Changes in Chinese Eating Habits
Since 1975, Chinese pork consumption has increased at an annual rate of 5.7 percent, with annual consumption at 54 million tons in 2013. In comparison, Americans consumed 8.6 million tons of pork in 2013. Even more telling may be the fact that per capita consumption in China increased at 4.6 percent annually since 1975, while American per capita consumption remained flat.
The changes in pork consumption are part of the changing nature of China. As the developing country is undergoing its economic transition, including economic growth and urbanization, it is undergoing the nutrition transition. These changes are marked by shifts in eating habits, including more animal products and fewer traditional, plant-based foods.
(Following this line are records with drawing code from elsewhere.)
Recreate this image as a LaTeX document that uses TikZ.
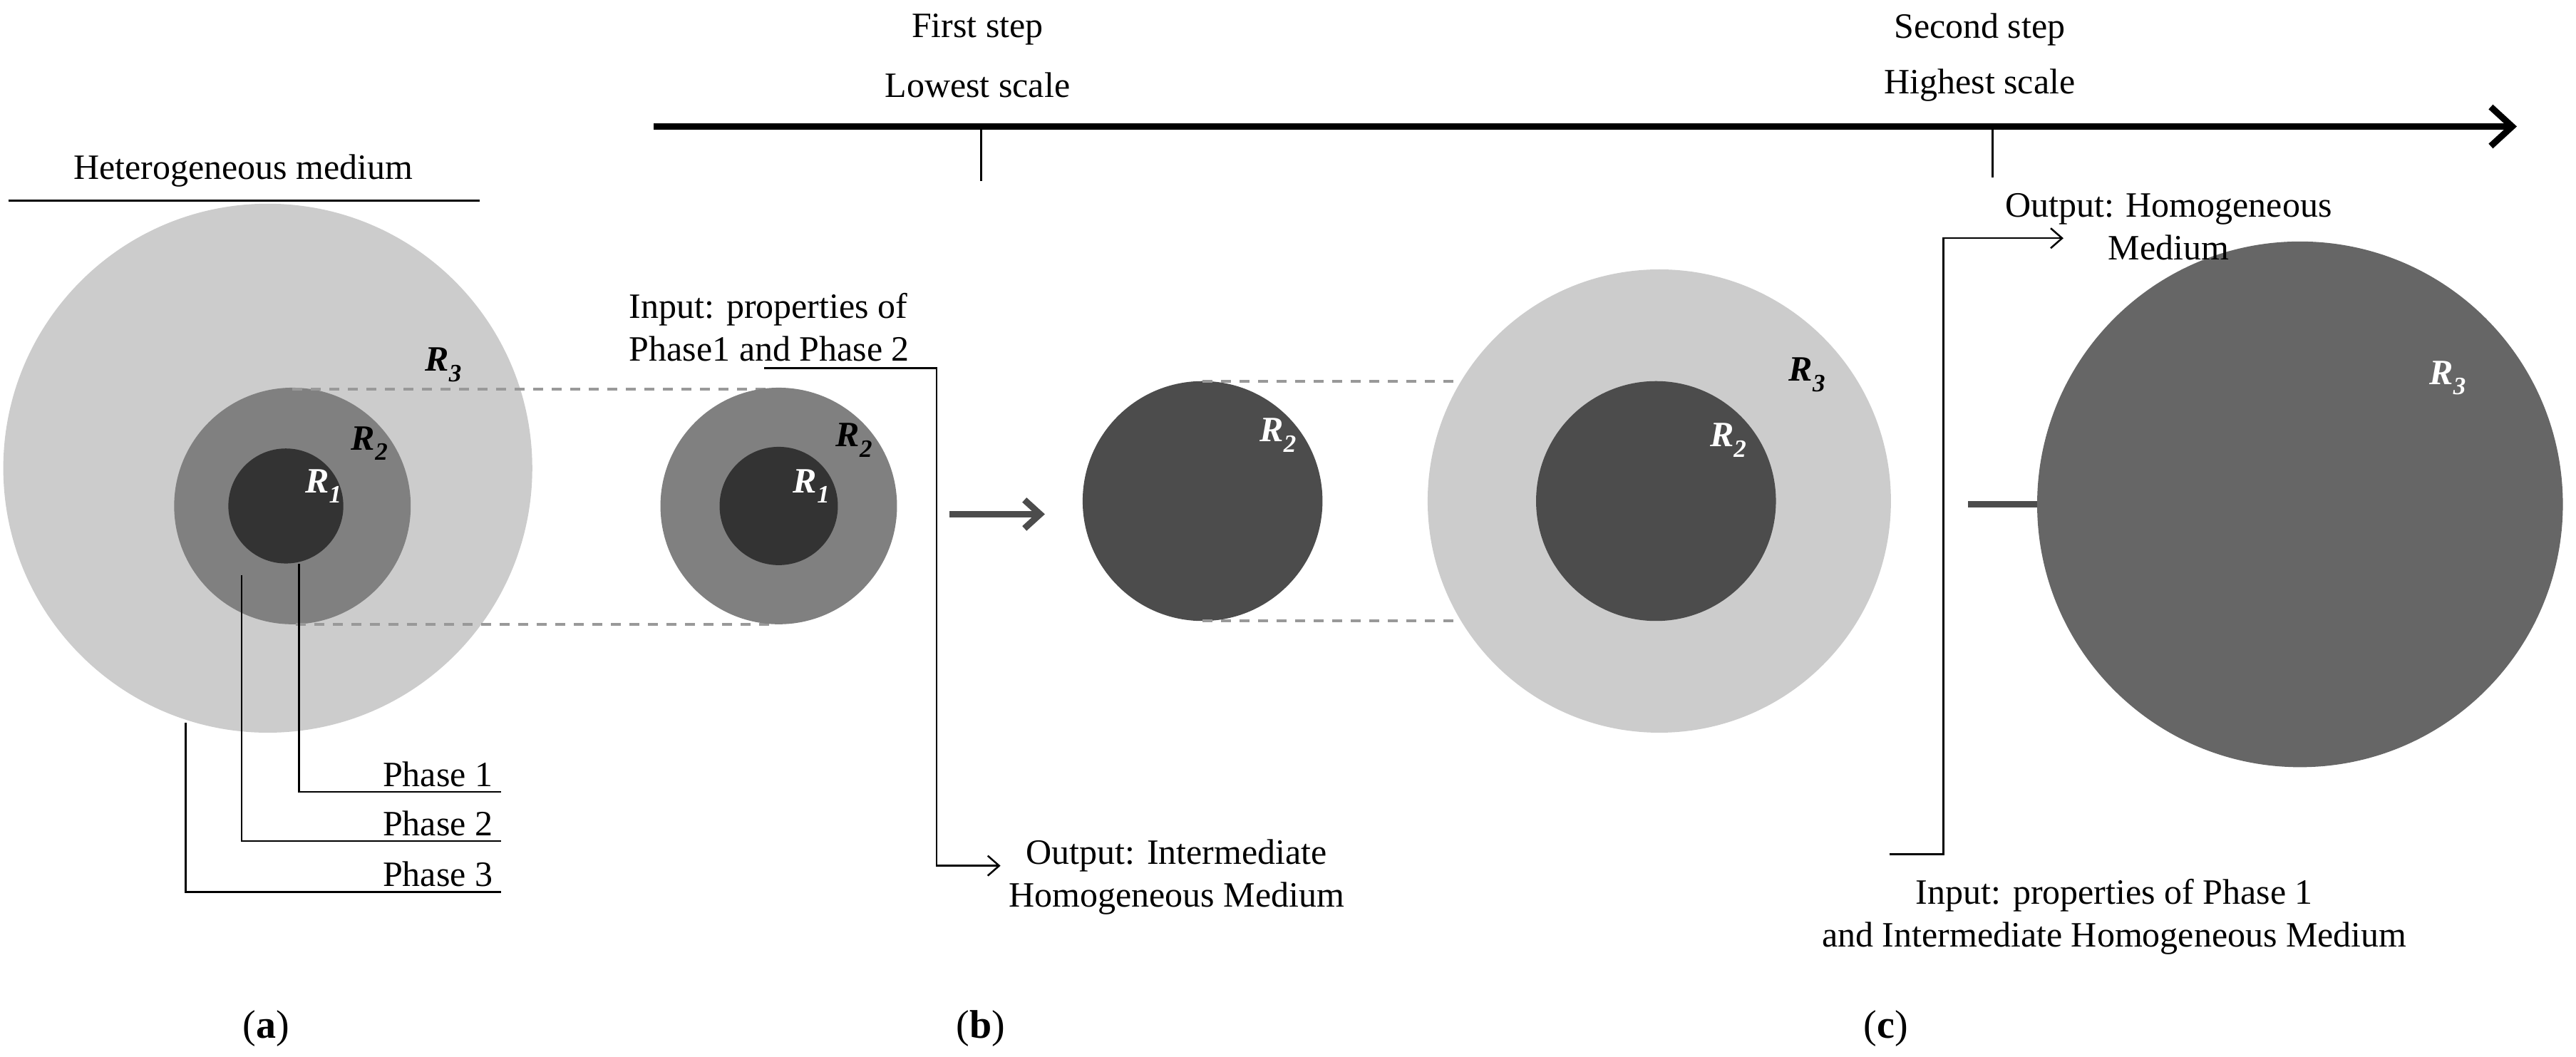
\documentclass[tikz,border=0pt]{standalone}
\usepackage{fontspec}
\setmainfont{Liberation Serif}
\usetikzlibrary{arrows.meta}
\begin{document}
\begin{tikzpicture}[x=2.305pt,y=-2.305pt,
  txt/.style={font=\fontsize{50}{60}\selectfont,inner sep=0pt,align=center},
  rl/.style={font=\fontsize{50}{60}\selectfont\bfseries\itshape,inner sep=0pt},
  dsh/.style={draw=black!40,line width=4pt,dash pattern=on 14pt off 12pt},
  conn/.style={draw=black,line width=2.5pt},
  bigar/.style={draw=black!70,line width=9pt,-{Straight Barb[length=22pt,width=40pt]}}]
\useasboundingbox (0,0) rectangle (1568,643);
% axis
\draw[line width=9pt,-{Straight Barb[length=30pt,width=55pt,line width=9pt]}] (398,77) -- (1532,77);
\coordinate (t1) at (597,77); \coordinate (t1b) at (597,110);
\coordinate (t2) at (1213,77); \coordinate (t2b) at (1213,108);
\draw[line width=3pt] (t1) -- (t1b); \draw[line width=3pt] (t2) -- (t2b);
\node[txt] (fs) at (595,18) {First step};
\node[txt] (ls) at (595,52) {Lowest scale};
\node[txt] (ss) at (1205,18) {Second step};
\node[txt] (hs) at (1205,52) {Highest scale};
% (a)
\node[txt] (het) at (148,104) {Heterogeneous medium};
\draw[line width=3pt] (5,122) -- (292,122);
\fill[black!20] (163,285) circle (161);
\fill[black!50] (178,308) circle (72);
\fill[black!80] (174,308) circle (35);
\node[rl] (r3a) at (270,222) {R\textsubscript{3}};
\node[rl] (r2a) at (225,270) {R\textsubscript{2}};
\node[rl,white] (r1a) at (197,296) {R\textsubscript{1}};
\draw[dsh] (178,237) -- (470,237);
\draw[dsh] (180,380) -- (470,380);
% phase legends
\node[txt,anchor=south east] (p1) at (300,479) {Phase 1};
\node[txt,anchor=south east] (p2) at (300,509) {Phase 2};
\node[txt,anchor=south east] (p3) at (300,540) {Phase 3};
\draw[conn] (182,343) -- (182,482) -- (305,482);
\draw[conn] (147,350) -- (147,512) -- (305,512);
\draw[conn] (113,440) -- (113,543) -- (305,543);
% (b)
\fill[black!50] (474,308) circle (72);
\fill[black!80] (474,308) circle (36);
\node[rl] (r2b) at (520,268) {R\textsubscript{2}};
\node[rl,white] (r1b) at (494,296) {R\textsubscript{1}};
\node[txt,align=left,anchor=west] (inb) at (383,199) {Input: properties of\\Phase1 and Phase 2};
\node[txt,anchor=west] (outb) at (614,534) {Output: Intermediate\\Homogeneous Medium};
\draw[conn,-{Straight Barb[length=16pt,width=28pt,line width=2.5pt]}] (465,224) -- (570,224) -- (570,527) -- (609,527);
\draw[bigar] (578,313) -- (636,313);
\fill[black!70] (732,305) circle (73);
\node[rl,white] (r2c) at (778,265) {R\textsubscript{2}};
\draw[dsh] (732,232) -- (1008,232);
\draw[dsh] (732,378) -- (1008,378);
% (c)
\fill[black!20] (1010,305) circle (141);
\fill[black!70] (1008,305) circle (73);
\node[rl] (r3c) at (1100,228) {R\textsubscript{3}};
\node[rl,white] (r2d) at (1052,268) {R\textsubscript{2}};
\draw[bigar] (1198,307) -- (1256,307);
\fill[black!60] (1400,307) circle (160);
\node[rl,white] (r3d) at (1490,230) {R\textsubscript{3}};
\node[txt] (outc) at (1320,138) {Output: Homogeneous\\Medium};
\node[txt] (inc) at (1287,558) {Input: properties of Phase 1\\and Intermediate Homogeneous Medium};
\draw[conn,-{Straight Barb[length=16pt,width=28pt,line width=2.5pt]}] (1150,520) -- (1183,520) -- (1183,145) -- (1256,145);
% captions
\node[txt,font=\fontsize{56}{60}\selectfont] (ca) at (162,626) {(\textbf{a})};
\node[txt,font=\fontsize{56}{60}\selectfont] (cb) at (597,626) {(\textbf{b})};
\node[txt,font=\fontsize{56}{60}\selectfont] (cc) at (1148,626) {(\textbf{c})};
\end{tikzpicture}
\end{document}
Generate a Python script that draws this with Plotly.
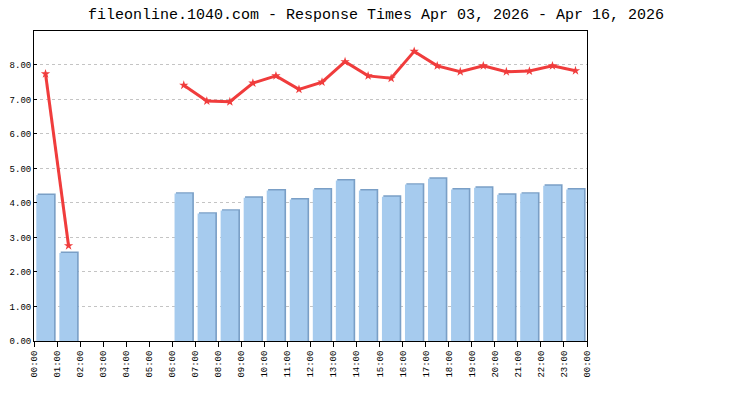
import plotly.graph_objects as go

# hourly response times (seconds), None = no data for that hour
hours = list(range(24))
hour_labels = [f"{h:02d}:00" for h in range(24)] + ["00:00"]
bar_values = [4.23, 2.55, None, None, None, None, 4.27, 3.69, 3.78, 4.15,
              4.36, 4.10, 4.39, 4.65, 4.36, 4.18, 4.53, 4.70, 4.39, 4.44,
              4.24, 4.27, 4.50, 4.39]
line_values = [7.74, 2.76, None, None, None, None, 7.41, 6.95, 6.93, 7.47,
               7.68, 7.29, 7.50, 8.09, 7.68, 7.61, 8.39, 7.97, 7.80, 7.97,
               7.80, 7.82, 7.97, 7.83]

title_text = "fileonline.1040.com - Response Times Apr 03, 2026 - Apr 16, 2026"

BAR_COLOR = "#A6CBEE"
SHADOW_COLOR = "#7A9FC6"
LINE_COLOR = "#F03C3C"
FONT = "Liberation Mono"

# the page body adds a small margin, so the figure is shifted up/left to compensate
SHIFT = 7
LEFT = 26  # keeps the y tick labels inside the figure

fig = go.Figure()

# shadow behind each bar (shifted right and up a little)
fig.add_trace(go.Bar(
    x=hours,
    y=[v + 0.04 if v is not None else None for v in bar_values],
    offset=0.16,
    width=0.78,
    marker=dict(color=SHADOW_COLOR, line=dict(width=0)),
    hoverinfo="skip",
    showlegend=False
))

fig.add_trace(go.Bar(
    x=hours,
    y=bar_values,
    offset=0.10,
    width=0.77,
    marker=dict(color=BAR_COLOR, line=dict(width=0)),
    showlegend=False,
    hovertemplate="%{y:.2f}<extra></extra>"
))

fig.add_trace(go.Scatter(
    x=[h + 0.5 for h in hours],
    y=line_values,
    mode="lines+markers",
    line=dict(color=LINE_COLOR, width=3),
    marker=dict(symbol="star", size=7, color=LINE_COLOR),
    connectgaps=False,
    showlegend=False,
    hovertemplate="%{y:.2f}<extra></extra>"
))

fig.update_layout(
    width=750,
    height=400,
    barmode="overlay",
    plot_bgcolor="white",
    paper_bgcolor="white",
    margin=dict(l=LEFT, r=750 - LEFT - 553, t=30 - SHIFT, b=60 + SHIFT, autoexpand=False),
    title=dict(
        text=title_text,
        x=(375 - SHIFT) / 750, xanchor="center",
        y=1 - (13 - SHIFT) / 400, yanchor="middle",
        font=dict(family=FONT, size=15, color="black")
    ),
    font=dict(family=FONT, color="black"),
    xaxis=dict(
        range=[0, 24],
        tickmode="array",
        tickvals=list(range(25)),
        ticktext=hour_labels,
        tickangle=-90,
        tickfont=dict(size=9),
        ticks="outside",
        ticklen=5,
        tickcolor="black",
        showgrid=False,
        zeroline=False,
        showline=True,
        linecolor="black",
        linewidth=1,
        mirror=True
    ),
    yaxis=dict(
        range=[0, 8.98],
        tickmode="linear",
        tick0=0,
        dtick=1,
        tickformat=".2f",
        tickfont=dict(size=9),
        ticks="inside",
        ticklen=3,
        tickcolor="black",
        showgrid=True,
        gridcolor="#C4C4C4",
        griddash="3px,3px",
        gridwidth=1,
        zeroline=False,
        showline=True,
        linecolor="black",
        linewidth=1,
        mirror=True
    )
)

fig.write_html("out.html")
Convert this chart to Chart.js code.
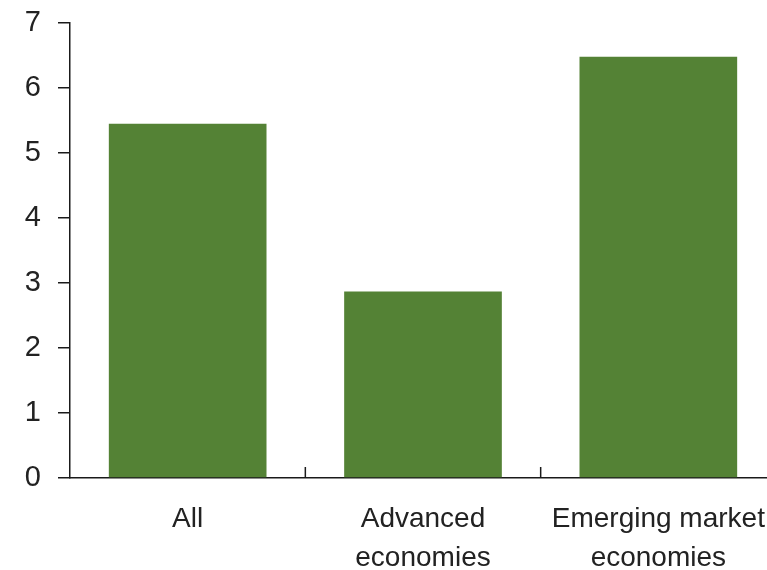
<!DOCTYPE html>
<html>
<head>
<meta charset="utf-8">
<script src="https://cdn.jsdelivr.net/npm/chart.js@4.4.1/dist/chart.umd.min.js"></script>
<style>
  html, body { margin: 0; padding: 0; background: #fff; overflow: hidden; }
  #wrap { width: 776px; height: 570px; }
</style>
</head>
<body>
<div id="wrap"><canvas id="barChart" width="776" height="570"></canvas></div>
<script>
// datos
const categories = ['All', ['Advanced', 'economies'], ['Emerging market', 'economies']];
const values = [5.45, 2.87, 6.48];
const yTicks = [0, 1, 2, 3, 4, 5, 6, 7];

const axisColor = '#1a1a1a';
const textColor = '#222';

// marcas pequeñas hacia arriba entre categorias
const innerTicks = {
    id: 'innerTicks',
    afterDraw(chart) {
        const x = chart.scales.x;
        const ctx = chart.ctx;
        const bottom = chart.chartArea.bottom;
        const step = x.getPixelForValue(1) - x.getPixelForValue(0);
        ctx.save();
        ctx.strokeStyle = axisColor;
        ctx.lineWidth = 1.5;
        for (let i = 0; i < categories.length; i++) {
            const px = x.getPixelForValue(i) + step / 2;
            ctx.beginPath();
            ctx.moveTo(px, bottom);
            ctx.lineTo(px, bottom - 11);
            ctx.stroke();
        }
        ctx.restore();
    }
};

new Chart(document.getElementById('barChart').getContext('2d'), {
    type: 'bar',
    data: {
        labels: categories,
        datasets: [{
            data: values,
            backgroundColor: '#548235',
            borderWidth: 0,
            barPercentage: 0.67,
            categoryPercentage: 1
        }]
    },
    options: {
        responsive: false,
        animation: false,
        layout: { padding: { top: 23, right: 0, left: 0, bottom: 0 } },
        plugins: { legend: { display: false }, tooltip: { enabled: false } },
        scales: {
            x: {
                offset: true,
                grid: { display: false },
                border: { display: true, color: axisColor, width: 1.5 },
                ticks: {
                    color: textColor,
                    padding: 14,
                    maxRotation: 0,
                    autoSkip: false,
                    font: { family: 'Liberation Sans, Arial, sans-serif', size: 28, lineHeight: 1.38 }
                },
                afterFit(scale) {
                    scale.height = 92;
                    scale.paddingLeft = 0;
                    scale.paddingRight = 0;
                }
            },
            y: {
                min: 0,
                max: 7,
                afterBuildTicks(scale) { scale.ticks = yTicks.map(v => ({ value: v })); },
                grid: {
                    drawOnChartArea: false,
                    drawTicks: true,
                    tickLength: 12,
                    color: axisColor,
                    lineWidth: 1.5
                },
                border: { display: true, color: axisColor, width: 1.5 },
                ticks: {
                    color: textColor,
                    padding: 17,
                    font: { family: 'Liberation Sans, Arial, sans-serif', size: 29 }
                },
                afterFit(scale) {
                    scale.width = 70;
                    scale.paddingTop = 0;
                    scale.paddingBottom = 0;
                }
            }
        }
    },
    plugins: [innerTicks]
});
</script>
</body>
</html>
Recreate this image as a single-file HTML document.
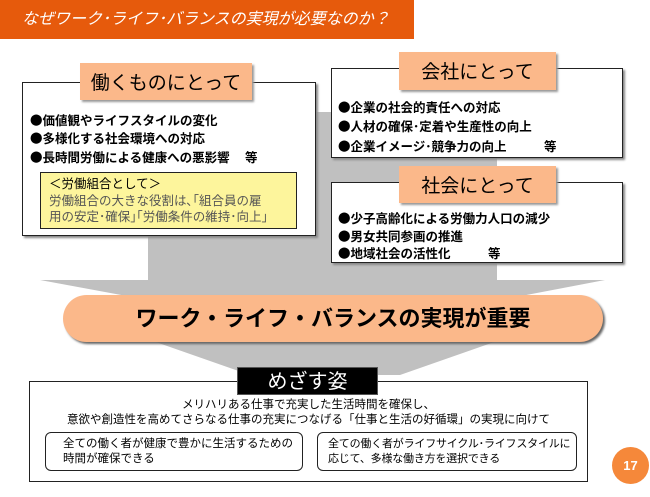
<!DOCTYPE html>
<html><head><meta charset="utf-8"><style>
*{margin:0;padding:0;box-sizing:border-box}
body{width:650px;height:497px;background:#fff;position:relative;overflow:hidden;font-family:"Liberation Sans","Noto Sans CJK JP",sans-serif;color:#000}
.a{position:absolute}
.box{position:absolute;border:1.5px solid #222;background:#fff;box-shadow:2px 2px 2px #888}
.lab{position:absolute;background:#fbb88a;font-size:19px;text-align:center;box-shadow:2px 2px 2px #999;font-family:"Noto Sans CJK JP",sans-serif}
.li{position:absolute;font-size:12.5px;font-weight:bold;white-space:nowrap;line-height:16px;font-family:"Noto Sans CJK JP",sans-serif}
</style></head><body>
<div class="a" style="left:0;top:0;width:414px;height:39px;background:#e65a0c;color:#fff;font-style:italic;font-size:16px;line-height:39px;padding-left:22px">なぜワーク･ライフ･バランスの実現が必要なのか？</div>
<svg class="a" style="left:0;top:0" width="650" height="497">
<polygon points="148,112 497,112 497,280 605,280 500,300 500,340 400,375 250,375 150,340 148,300 40,280 148,280" fill="#c0c0c0"/>
</svg>
<div class="box" style="left:22px;top:82px;width:294px;height:154px"></div>
<div class="lab" style="left:80px;top:63px;width:172px;height:37px;line-height:37px">働くものにとって</div>
<div class="li" style="left:30px;top:112px">●価値観やライフスタイルの変化</div>
<div class="li" style="left:30px;top:130px">●多様化する社会環境への対応</div>
<div class="li" style="left:30px;top:149px">●長時間労働による健康への悪影響　 等</div>
<div class="a" style="left:40px;top:172px;width:257px;height:57px;background:#fdf59c;border:1.5px solid #222;font-size:12.5px;line-height:16.5px;padding:2px 8px;color:#555;white-space:nowrap;font-family:'Noto Sans CJK JP',sans-serif"><span style="color:#000">＜労働組合として＞</span><br>労働組合の大きな役割は､｢組合員の雇<br>用の安定･確保｣｢労働条件の維持･向上｣</div>
<div class="box" style="left:331px;top:68px;width:292px;height:90px"></div>
<div class="lab" style="left:399px;top:52px;width:157px;height:38px;line-height:38px">会社にとって</div>
<div class="li" style="left:338px;top:99px">●企業の社会的責任への対応</div>
<div class="li" style="left:338px;top:118px">●人材の確保･定着や生産性の向上</div>
<div class="li" style="left:338px;top:138px">●企業イメージ･競争力の向上　　　等</div>
<div class="box" style="left:331px;top:182px;width:292px;height:81px"></div>
<div class="lab" style="left:399px;top:166px;width:157px;height:37px;line-height:37px">社会にとって</div>
<div class="li" style="left:338px;top:210px">●少子高齢化による労働力人口の減少</div>
<div class="li" style="left:338px;top:228px">●男女共同参画の推進</div>
<div class="li" style="left:338px;top:245px">●地域社会の活性化　　　等</div>
<div class="a" style="left:63px;top:295px;width:540px;height:47px;border-radius:24px;background:#fbb88a;box-shadow:2px 2px 2px #666;font-size:22px;font-weight:bold;text-align:center;line-height:47px">ワーク・ライフ・バランスの実現が重要</div>
<div class="a" style="left:29px;top:381px;width:559px;height:101px;border:1.5px solid #222;background:#fff"></div>
<div class="a" style="left:237px;top:367px;width:141px;height:28px;background:#000;color:#fff;font-size:20px;text-align:center;line-height:28px;border:1px solid #555">めざす姿</div>
<div class="a" style="left:29px;top:398px;width:559px;text-align:center;font-size:11.5px;line-height:15px">メリハリある仕事で充実した生活時間を確保し、<br>意欲や創造性を高めてさらなる仕事の充実につなげる「仕事と生活の好循環」の実現に向けて</div>
<div class="a" style="left:45px;top:432px;width:258px;height:39px;border:1px solid #222;border-radius:6px;font-size:11.5px;line-height:15px;padding:4px 0 0 17px;white-space:nowrap">全ての働く者が健康で豊かに生活するための<br>時間が確保できる</div>
<div class="a" style="left:317px;top:432px;width:260px;height:39px;border:1px solid #222;border-radius:6px;font-size:11px;line-height:15px;padding:4px 0 0 10px;white-space:nowrap;letter-spacing:-0.2px">全ての働く者がライフサイクル･ライフスタイルに<br>応じて、多様な働き方を選択できる</div>
<div class="a" style="left:612px;top:447px;width:37px;height:37px;border-radius:50%;background:#f5883a;color:#fff;font-weight:bold;font-size:13px;text-align:center;line-height:37px">17</div>
</body></html>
The Outlook for American Agriculture and Other Markets
China is likely to be unable to meet its own demand for pork in the near future, leading it to depend on imports for its pork. The United States is one among many potential suppliers of pork to China. The increased international demand for pork products can be a boon not only to the pork industry, but also to the grain industry to provide feed for the pigs. If pork prices in the U.S. rise as a result of increased pork exports to China, American eating habits may continue to shift to reflect preferences for less expensive alternatives.